When Jan Lundgren released The Ystad Concert, the superb 2016 tribute to Jan Johansson which he delivered with Mattias Svensson (b) and the Bonfiglioli String Quartet, Riedel contributed a relatively short but telling sleeve note. He observed of Lundgren: “He even dares to play the same notes as Jan Johansson, and still it sounds different. You immediately know that it is Jan Lundgren and not Jan Johansson. That is how it was with Johansson as well. A few notes and you could hear who was playing.”
And so it was here. Featuring several classic pieces like Visa Från Utanmyra from the sparely cast and folk-rinsed, rhythmically and tonally intriguing Jazz På Svenska, Lundgren and Riedel also got plenty mellow, blue and funky (as did Jan Johansson in his time, in his own thoughtful and distinctive way). This was especially so in Blues For Jan Johansson and an invigorating reading of a piece by Reinhold Svensson (1920-68), for many years a regular pianist with clarinettist Putte Wickman.
Lundgren’s own, harmonically compelling Looking Back explored a much more reflective or meditative ballad ethos and there were further distinctive originals from Riedel, including the very differently pitched Night Thoughts and Arne – the latter a tribute to Riedel’s long-time collaborator and bandleader, alto saxophonist Arne Domnérus (1924-2008). Incidentally, if you are an avid fan of the work of Domnérus, it’s worth going to a lot of trouble to get Göran Wallén’s Swedish language Arne Domnérus from 2016 (contact firstname.lastname@example.org). Even if you don’t have a word of Swedish, the extraordinary richness of the research, illustrations and discography will amply repay your attention.

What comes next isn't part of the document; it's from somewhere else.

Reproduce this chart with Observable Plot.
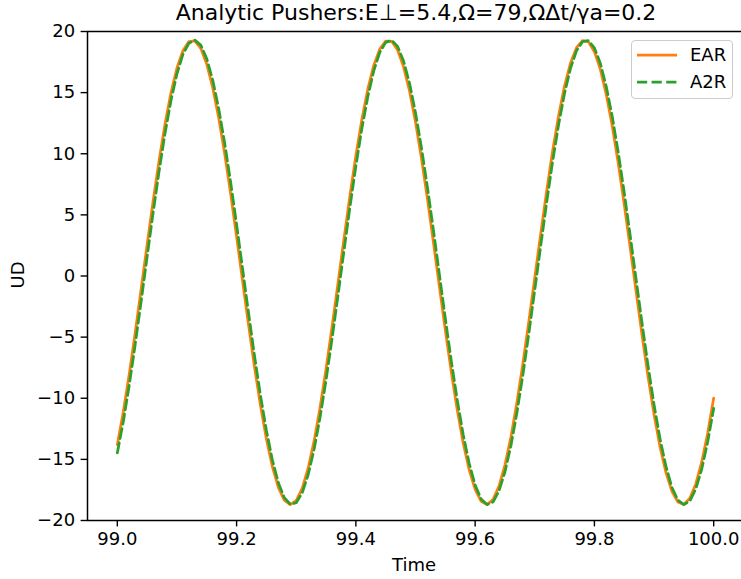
<!DOCTYPE html>
<html><head><meta charset="utf-8">
<script src="https://cdn.jsdelivr.net/npm/d3@7"></script>
<script src="https://cdn.jsdelivr.net/npm/@observablehq/plot@0.6"></script>
<style>
body{margin:0;background:#fff;font-family:"DejaVu Sans",sans-serif;}
#wrap{position:relative;width:741px;height:579px;overflow:hidden;background:#fff}
.t{position:absolute;white-space:nowrap;color:#000;line-height:1;transform:translate(-50%,-50%)}
#legend{position:absolute;left:631px;top:40px;width:102px;height:59px;border:1.5px solid #cccccc;border-radius:4px;background:rgba(255,255,255,0.8);box-sizing:border-box}
#legend .lab{position:absolute;left:58px;font-size:18px;line-height:1;transform:translateY(-50%)}
</style></head><body><div id="wrap"></div>
<script>
const time = [99.00,99.01,99.02,99.03,99.04,99.05,99.06,99.07,99.08,99.09,
99.10,99.11,99.12,99.13,99.14,99.15,99.16,99.17,99.18,99.19,
99.20,99.21,99.22,99.23,99.24,99.25,99.26,99.27,99.28,99.29,
99.30,99.31,99.32,99.33,99.34,99.35,99.36,99.37,99.38,99.39,
99.40,99.41,99.42,99.43,99.44,99.45,99.46,99.47,99.48,99.49,
99.50,99.51,99.52,99.53,99.54,99.55,99.56,99.57,99.58,99.59,
99.60,99.61,99.62,99.63,99.64,99.65,99.66,99.67,99.68,99.69,
99.70,99.71,99.72,99.73,99.74,99.75,99.76,99.77,99.78,99.79,
99.80,99.81,99.82,99.83,99.84,99.85,99.86,99.87,99.88,99.89,
99.90,99.91,99.92,99.93,99.94,99.95,99.96,99.97,99.98,99.99,
100.00];
const ear = [-13.80,-11.12,-8.03,-4.63,-1.06,2.57,6.11,9.44,12.44,14.99,
17.01,18.43,19.18,19.24,18.62,17.32,15.41,12.94,10.02,6.75,
3.23,-0.39,-3.98,-7.42,-10.58,-13.34,-15.60,-17.29,-18.33,-18.70,
-18.37,-17.37,-15.72,-13.49,-10.75,-7.61,-4.19,-0.60,3.02,6.55,
9.84,12.79,15.28,17.23,18.56,19.22,19.20,18.49,17.11,15.13,
12.60,9.63,6.31,2.78,-0.85,-4.43,-7.84,-10.95,-13.66,-15.85,
-17.46,-18.42,-18.70,-18.28,-17.19,-15.47,-13.17,-10.37,-7.19,-3.74,
-0.14,3.47,6.98,10.24,13.13,15.56,17.43,18.68,19.26,19.15,
18.35,16.90,14.83,12.24,9.22,5.87,2.32,-1.30,-4.87,-8.25,
-11.32,-13.96,-16.09,-17.62,-18.49,-18.68,-18.18,-17.01,-15.21,-12.84,
-9.99];
const a2r = [-14.47,-11.92,-8.93,-5.60,-2.06,1.58,5.16,8.56,11.67,14.36,
16.53,18.13,19.04,19.29,18.89,17.76,16.02,13.69,10.88,7.69,
4.22,0.61,-3.01,-6.51,-9.76,-12.64,-15.05,-16.91,-18.13,-18.67,
-18.55,-17.74,-16.26,-14.18,-11.56,-8.52,-5.16,-1.60,2.03,5.61,
8.98,12.04,14.66,16.78,18.28,19.11,19.28,18.78,17.58,15.76,
13.36,10.50,7.26,3.77,0.15,-3.46,-6.94,-10.14,-12.98,-15.32,
-17.10,-18.25,-18.69,-18.49,-17.58,-16.03,-13.88,-11.20,-8.11,-4.72,
-1.14,2.48,6.04,9.39,12.39,14.96,17.00,18.43,19.17,19.25,
18.66,17.39,15.47,13.02,10.10,6.83,3.31,-0.30,-3.91,-7.36,
-10.53,-13.30,-15.58,-17.29,-18.34,-18.70,-18.41,-17.42,-15.79,-13.56,
-10.83];
const xTicks = [99.0,99.2,99.4,99.6,99.8,100.0];
const yTicks = [-20,-15,-10,-5,0,5,10,15,20];
const seriesNames = ["EAR","A2R"];
const seriesColors = ["#ff7f0e","#2ca02c"];
const titleText = "Analytic Pushers:E\u22a5=5.4,\u03a9=79,\u03a9\u0394t/\u03b3a=0.2";

const rows = time.map((t,i)=>({t, ear:ear[i], a2r:a2r[i]}));
const fmtY = d3.format("d");
const chart = Plot.plot({
  width:741, height:579,
  marginLeft:87, marginRight:-2, marginTop:31, marginBottom:59,
  style:{fontFamily:"DejaVu Sans, sans-serif", fontSize:"18px", background:"white", color:"black"},
  x:{domain:[98.95,100.05]},
  y:{domain:[-20,20]},
  marks:[
    Plot.axisX({ticks:xTicks, tickFormat:d3.format(".1f"), tickSize:6.4, tickPadding:5, strokeWidth:1.4, label:null, fontSize:18}),
    Plot.axisY({ticks:yTicks, tickFormat:d=>fmtY(d), tickSize:6.4, tickPadding:6, strokeWidth:1.4, label:null, fontSize:18}),
    Plot.line(rows,{x:"t",y:"ear",stroke:seriesColors[0],strokeWidth:2.75}),
    Plot.line(rows,{x:"t",y:"a2r",stroke:seriesColors[1],strokeWidth:2.75,strokeDasharray:"10.2,4.4"}),
    Plot.frame({stroke:"black", strokeWidth:1.5})
  ]
});
const wrap = document.getElementById("wrap");
wrap.appendChild(chart);

function addText(txt, x, y, size, rot){
  const d = document.createElement("div");
  d.className = "t";
  d.textContent = txt;
  d.style.left = x+"px"; d.style.top = y+"px"; d.style.fontSize = size+"px";
  if (rot) d.style.transform = "translate(-50%,-50%) rotate(-90deg)";
  wrap.appendChild(d);
}
addText(titleText, 416, 13, 22);
addText("Time", 414, 565, 18);
addText("UD", 18, 275, 18, true);

const lg = document.createElement("div");
lg.id = "legend";
let inner = '<svg width="100" height="56" style="position:absolute;left:0;top:0">';
inner += `<line x1="5" x2="45" y1="14" y2="14" stroke="${seriesColors[0]}" stroke-width="2.75"/>`;
inner += `<line x1="5" x2="45" y1="41" y2="41" stroke="${seriesColors[1]}" stroke-width="2.75" stroke-dasharray="10.2,4.4"/>`;
inner += '</svg>';
inner += `<div class="lab" style="top:14px">${seriesNames[0]}</div>`;
inner += `<div class="lab" style="top:41px">${seriesNames[1]}</div>`;
lg.innerHTML = inner;
wrap.appendChild(lg);
</script></body></html>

There are many, many things for which to be grateful to Georg Riedel. The fact that he made the commitment to respond to Lundgren’s’ invitation to participate in what turned out to be yet another magical and memorable Ystad Sweden Jazz Festival concert is but the latest evidence of a life devoted to music at the highest level. Thank you, Jan Lundgren! Thank you, Georg Riedel!